Respons Massa Driver Ojol
Kemarahan para driver online mencapai titik puncak pada Sabtu dini hari, 5 Juli 2025, ketika ratusan driver Shopee Food menggeruduk rumah T di Godean, Sleman. Aksi ini dilakukan sebagai bentuk solidaritas terhadap AD dan AM, serta menuntut pertanggungjawaban pelaku. Namun, T telah mengamankan diri ke Mapolsek Godean sebelum massa tiba, dan kemudian dipindahkan ke Polresta Sleman.
Massa pun bergerak ke Polresta Sleman, menuntut permintaan maaf dari T. Meskipun T telah menyampaikan permintaan maaf di hadapan petugas, massa tetap tidak puas. Di pertigaan Bantulan, polisi mencoba menghalangi aksi anarkis, tetapi massa merusak fasilitas umum, termasuk mobil Polsek Godean.
Kasat Reskrim Polresta Sleman AKP Wahyu Agha Ari Septyan menjelaskan bahwa penyebab utama konflik adalah keterlambatan pengantaran akibat double order. Ia juga mengonfirmasi bahwa AM mengalami luka cakaran dan dijambak.
Laporan resmi tentang kejadian ini diajukan pada 4 Juli 2025 dini hari sekitar pukul 02.00 WIB. Hingga kini, polisi terus berupaya menenangkan situasi agar tidak memicu kerusuhan lebih lanjut.
Dampak Sosial dan Psikologis
Selain luka fisik yang dialami oleh AM, insiden ini meninggalkan trauma mendalam bagi AD dan AM. Mereka merasa tidak aman dalam menjalankan pekerjaannya sebagai driver ojol. AM menyampaikan harapan agar kasus ini diproses secara cepat dan adil:
“Kejadian ini tidak hanya menyisakan luka fisik, tetapi juga psikis. Saya harap ada keadilan untuk kami,” ujar AM.
Aksi protes besar-besaran dari para driver online menunjukkan betapa sensitifnya isu keselamatan kerja dan hak-hak pekerja di sektor digital. Para driver sering kali menjadi garda terdepan dalam layanan pesan-antar, tetapi rentan menghadapi tekanan dan kekerasan dari pelanggan.
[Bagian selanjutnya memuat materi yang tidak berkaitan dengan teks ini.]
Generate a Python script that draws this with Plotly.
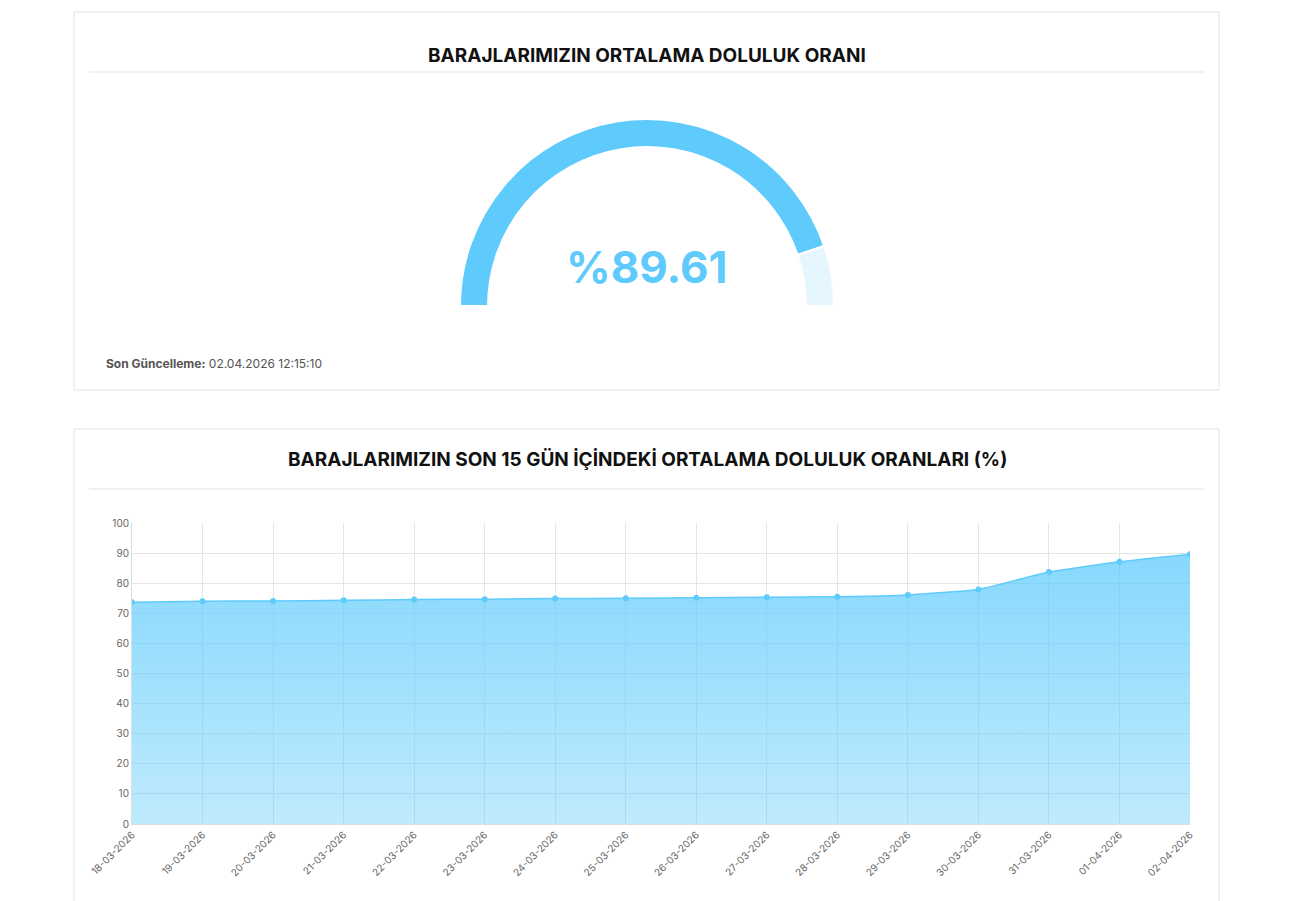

Refleksi atas Sistem Aplikasi Digital
Peristiwa ini juga membuka diskusi tentang sistem double order otomatis yang diterapkan oleh aplikasi Shopee Food. Beberapa driver menyampaikan bahwa sistem ini sering membebani mereka dengan beban kerja yang tidak proporsional, terutama ketika harus mengatur waktu antara dua pesanan yang berbeda lokasi dan durasi prosesnya.
Banyak driver berharap platform digital seperti Shopee Food dapat lebih transparan dalam menentukan estimasi waktu pengantaran, serta memberikan opsi prioritas yang lebih fleksibel bagi pelanggan. Hal ini dinilai penting untuk menghindari konflik antara driver dan pelanggan akibat keterlambatan yang sebenarnya di luar kendali driver.
Upaya Penyelesaian dan Langkah Hukum
Polresta Sleman telah menangani kasus ini sebagai laporan resmi. Tersangka T, meskipun awalnya tercatat sebagai mahasiswa dalam dokumen identitas, ternyata adalah pegawai Bea Cukai di Kalimantan. Pernyataannya sebagai pelaut disinyalir merupakan upaya untuk menutupi identitas asli atau sekadar menunjukkan sikap arogansi.
Nursalim, Ketua RT setempat, menjelaskan bahwa T pulang kampung karena ayahnya baru saja menunaikan ibadah haji. “Baru pulang (dari ibadah haji) siang, malamnya sudah geger,” tuturnya.
Meskipun T telah menyampaikan permintaan maaf secara formal, banyak pihak yang menuntut penegakan hukum yang tegas agar kejadian serupa tidak terulang di masa depan. Solidaritas dari komunitas driver online menunjukkan betapa kuatnya ikatan sesama pekerja lapangan yang saling melindungi.
Harapan Menuju Perbaikan Sistem
Kejadian ini menjadi momentum refleksi bagi berbagai pihak, baik dari sisi regulasi hukum, manajemen platform digital, hingga kesadaran sosial masyarakat. Perlindungan terhadap pekerja ojol, baik secara fisik maupun psikologis, harus menjadi prioritas dalam pengembangan ekonomi digital.
Langkah-langkah seperti:
* Peningkatan sistem logistik pengantaran
* Edukasi pelanggan tentang realita lapangan
* Pengadaan fitur pelaporan darurat dalam aplikasi
* Pembentukan forum dialog antara driver, pelanggan, dan operator platform
…menjadi penting untuk mencegah eskalasi konflik yang berujung pada kekerasan fisik.
Kasus ini juga mengingatkan kita bahwa di balik layar aplikasi digital, terdapat manusia yang bekerja keras demi sesuap nasi. Kesopanan, kesabaran, dan empati dari pelanggan adalah hal mendasar yang harus tetap dijaga agar ekosistem layanan digital tetap harmonis dan produktif.